PROMPT >>
Reproduce exactly, with no pictures, each line from the opening of the material down through the line containing "0.000123, 0.000123]".
________________
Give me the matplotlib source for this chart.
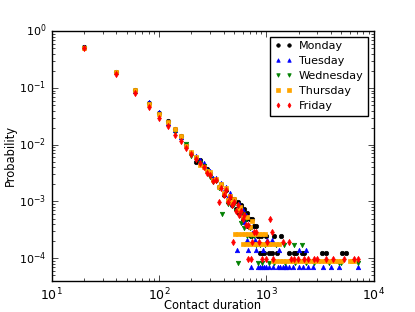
import matplotlib
matplotlib.use("Agg")
import matplotlib.pyplot as plt

# contact duration (s) and probability, one pair of lists per day
mon_dur = [20, 40, 60, 80, 100, 120, 140, 160, 180, 200, 220, 240, 260, 280, 300, 320, 340, 360, 380, 400,
           420, 440, 460, 480, 500, 520, 540, 560, 580, 600, 620, 640, 660, 680, 700, 720, 740, 760, 800, 840,
           880, 900, 920, 960, 1000, 1060, 1120, 1180, 1260, 1370, 1640, 1820, 1900, 2150, 2250, 3340, 3600,
           5100, 5500]
mon_p = [0.53, 0.19, 0.092, 0.054, 0.036, 0.026, 0.019, 0.0142, 0.0098, 0.0071, 0.0050, 0.0054, 0.0043, 0.0037,
         0.0032, 0.0025, 0.0024, 0.0018, 0.0020, 0.0013, 0.0016, 0.00098, 0.0012, 0.00086, 0.0011, 0.00074,
         0.00098, 0.00062, 0.00086, 0.00049, 0.00074, 0.00049, 0.00062, 0.00037, 0.00049, 0.00025, 0.00049,
         0.00037, 0.00037, 0.00025, 0.000123, 0.00025, 0.000123, 0.000123, 0.00025, 0.000123, 0.000123,
         0.00025, 0.000123, 0.00025, 0.000123, 0.000123, 0.000123, 0.000123, 0.000123, 0.000123, 0.000123,
         0.000123, 0.000123]

tue_dur = [20, 40, 60, 80, 100, 120, 140, 160, 180, 200, 220, 240, 260, 280, 300, 320, 340, 360, 380, 400,
           420, 440, 460, 480, 500, 530, 540, 560, 580, 600, 620, 640, 660, 680, 700, 720, 740, 780, 800, 830,
           870, 910, 940, 960, 1000, 1020, 1060, 1130, 1150, 1280, 1320, 1340, 1420, 1480, 1540, 1640, 1780,
           2000, 2040, 2180, 2340, 2440, 2700, 3360, 4000, 4800, 7100]
tue_p = [0.52, 0.19, 0.09, 0.056, 0.037, 0.024, 0.018, 0.0135, 0.0098, 0.0074, 0.0062, 0.0053, 0.0047, 0.0036,
         0.0034, 0.0026, 0.0026, 0.0019, 0.0021, 0.0015, 0.0018, 0.0012, 0.0014, 0.00092, 0.0011, 0.000142,
         0.00078, 0.00092, 0.00057, 0.00071, 0.00043, 0.00057, 0.000213, 0.000142, 0.00036, 0.000071, 0.00028,
         0.000213, 0.000142, 0.000071, 0.000071, 0.000071, 0.000142, 0.000071, 0.000071, 0.000213, 0.000071,
         0.000213, 0.000071, 0.000071, 0.000142, 0.000071, 0.000071, 0.000071, 0.000071, 0.000071, 0.000071,
         0.000071, 0.000142, 0.000071, 0.000142, 0.000071, 0.000071, 0.000071, 0.000071, 0.000071, 0.000071]

wed_dur = [20, 40, 60, 80, 100, 120, 140, 160, 180, 200, 220, 240, 260, 280, 300, 320, 340, 360, 380, 390,
           400, 420, 440, 460, 480, 500, 520, 540, 560, 580, 600, 620, 640, 660, 700, 720, 760, 800, 840, 880,
           920, 980, 1060, 1170, 1240, 1460, 1500, 1800, 1840, 2150, 2350, 2770, 3850, 4790, 5000, 7100]
wed_p = [0.51, 0.18, 0.088, 0.05, 0.033, 0.023, 0.017, 0.013, 0.0102, 0.0064, 0.0058, 0.0047, 0.0043, 0.0034,
         0.0027, 0.0022, 0.0023, 0.0017, 0.0019, 0.00059, 0.0013, 0.0015, 0.00092, 0.0012, 0.00084, 0.00092,
         0.00067, 0.000084, 0.00076, 0.00042, 0.00059, 0.00034, 0.0005, 0.00025, 0.00034, 0.00025, 0.00025,
         0.000168, 0.000084, 0.000168, 0.000084, 0.000168, 0.000084, 0.000084, 0.000168, 0.000168, 0.000084,
         0.000168, 0.000084, 0.000168, 0.000084, 0.000084, 0.000084, 0.000084, 0.000084, 0.000084]

thu_dur = [20, 40, 60, 80, 100, 120, 140, 160, 180, 200, 220, 240, 260, 280, 300, 320, 340, 360, 380, 400,
           420, 440, 460, 480, 500, 540, 570, 600, 660, 700, 740,
           510, 550, 590, 630, 680, 730, 790, 850, 910, 980,
           610, 650, 710, 750, 810, 870, 930, 990, 1060, 1140, 1230, 1310,
           1150, 1240, 1330, 1430, 1540, 1660, 1790, 1930, 2080, 2240, 2410, 2600, 2800, 3020, 3250, 3500,
           3770, 4060, 4370, 4700, 4950, 6100, 6300, 6600]
thu_p = [0.51, 0.19, 0.092, 0.052, 0.035, 0.025, 0.019, 0.014, 0.0093, 0.0073, 0.0060, 0.0044, 0.0040, 0.0034,
         0.0033, 0.0024, 0.0025, 0.0018, 0.0020, 0.0014, 0.0017, 0.00108, 0.00126, 0.00099, 0.0011, 0.00072,
         0.00081, 0.00054, 0.00054, 0.00036, 0.00045,
         0.00027, 0.00027, 0.00027, 0.00027, 0.00027, 0.00027, 0.00027, 0.00027, 0.00027, 0.00027,
         0.00018, 0.00018, 0.00018, 0.00018, 0.00018, 0.00018, 0.00018, 0.00018, 0.00018, 0.00018, 0.00018,
         0.00018,
         0.00009, 0.00009, 0.00009, 0.00009, 0.00009, 0.00009, 0.00009, 0.00009, 0.00009, 0.00009, 0.00009,
         0.00009, 0.00009, 0.00009, 0.00009, 0.00009, 0.00009, 0.00009, 0.00009, 0.00009, 0.00009, 0.00009,
         0.00009, 0.00009]

fri_dur = [20, 40, 60, 80, 100, 120, 140, 160, 180, 200, 220, 240, 260, 280, 300, 320, 340, 360, 380, 400,
           420, 440, 460, 480, 490, 500, 520, 540, 560, 580, 600, 620, 640, 670, 680, 720, 740, 760, 800, 860,
           920, 990, 1020, 1080, 1130, 1160, 1420, 1640, 1700, 1830, 1960, 2260, 2430, 2810, 3000, 3600, 4170,
           5360, 6640, 7130]
fri_p = [0.50, 0.175, 0.082, 0.046, 0.030, 0.021, 0.015, 0.0115, 0.0088, 0.0069, 0.0055, 0.0047, 0.0040, 0.0032,
         0.0029, 0.0023, 0.0024, 0.00097, 0.0017, 0.0013, 0.0016, 0.00097, 0.0012, 0.00087, 0.000194, 0.00097,
         0.00068, 0.00087, 0.00058, 0.00068, 0.00049, 0.00058, 0.00039, 0.000097, 0.00039, 0.000097, 0.000194,
         0.00029, 0.00029, 0.000194, 0.000097, 0.000097, 0.000194, 0.000485, 0.00029, 0.000097, 0.000194,
         0.000194, 0.000097, 0.000097, 0.000097, 0.000097, 0.000097, 0.000097, 0.000097, 0.000097, 0.000097,
         0.000097, 0.000097, 0.000097]

days = ["Monday", "Tuesday", "Wednesday", "Thursday", "Friday"]

plt.style.use("classic")
plt.rcParams["mathtext.fontset"] = "dejavusans"
plt.rcParams["xtick.labelsize"] = 9
plt.rcParams["ytick.labelsize"] = 8

fig = plt.figure(figsize=(4.15, 3.12), dpi=100, facecolor="white")
ax = fig.add_subplot(111)

series = [(mon_dur, mon_p, "k", "o"), (tue_dur, tue_p, "b", "^"), (wed_dur, wed_p, "g", "v"),
          (thu_dur, thu_p, "orange", "s"), (fri_dur, fri_p, "r", "d")]
for (d, p, c, m), name in zip(series, days):
    ax.plot(d, p, linestyle="none", marker=m, color=c, markeredgecolor=c,
            markersize=3.2, label=name)

ax.set_xscale("log")
ax.set_yscale("log")
ax.set_xlim(10, 10000)
ax.set_ylim(4e-5, 1)
ax.set_xlabel("Contact duration", fontsize=8.3)
ax.xaxis.set_label_coords(0.5, -0.072)
ax.set_ylabel("Probability", fontsize=8.3)
ax.yaxis.set_label_coords(-0.108, 0.5)
ax.legend(loc="upper right", numpoints=2, fontsize=8, markerscale=0.8,
          handlelength=1.6, handletextpad=0.6, borderpad=0.4, borderaxespad=0.5,
          labelspacing=0.45, frameon=True)

fig.savefig("out.png", dpi=100, facecolor="white")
________________
SOLUTION FOR THIS PROBLEM >>
Give me the matplotlib source for this chart.
import matplotlib
matplotlib.use("Agg")
import matplotlib.pyplot as plt

# contact duration (s) and probability, one pair of lists per day
mon_dur = [20, 40, 60, 80, 100, 120, 140, 160, 180, 200, 220, 240, 260, 280, 300, 320, 340, 360, 380, 400,
           420, 440, 460, 480, 500, 520, 540, 560, 580, 600, 620, 640, 660, 680, 700, 720, 740, 760, 800, 840,
           880, 900, 920, 960, 1000, 1060, 1120, 1180, 1260, 1370, 1640, 1820, 1900, 2150, 2250, 3340, 3600,
           5100, 5500]
mon_p = [0.53, 0.19, 0.092, 0.054, 0.036, 0.026, 0.019, 0.0142, 0.0098, 0.0071, 0.0050, 0.0054, 0.0043, 0.0037,
         0.0032, 0.0025, 0.0024, 0.0018, 0.0020, 0.0013, 0.0016, 0.00098, 0.0012, 0.00086, 0.0011, 0.00074,
         0.00098, 0.00062, 0.00086, 0.00049, 0.00074, 0.00049, 0.00062, 0.00037, 0.00049, 0.00025, 0.00049,
         0.00037, 0.00037, 0.00025, 0.000123, 0.00025, 0.000123, 0.000123, 0.00025, 0.000123, 0.000123,
         0.00025, 0.000123, 0.00025, 0.000123, 0.000123, 0.000123, 0.000123, 0.000123, 0.000123, 0.000123,
         0.000123, 0.000123]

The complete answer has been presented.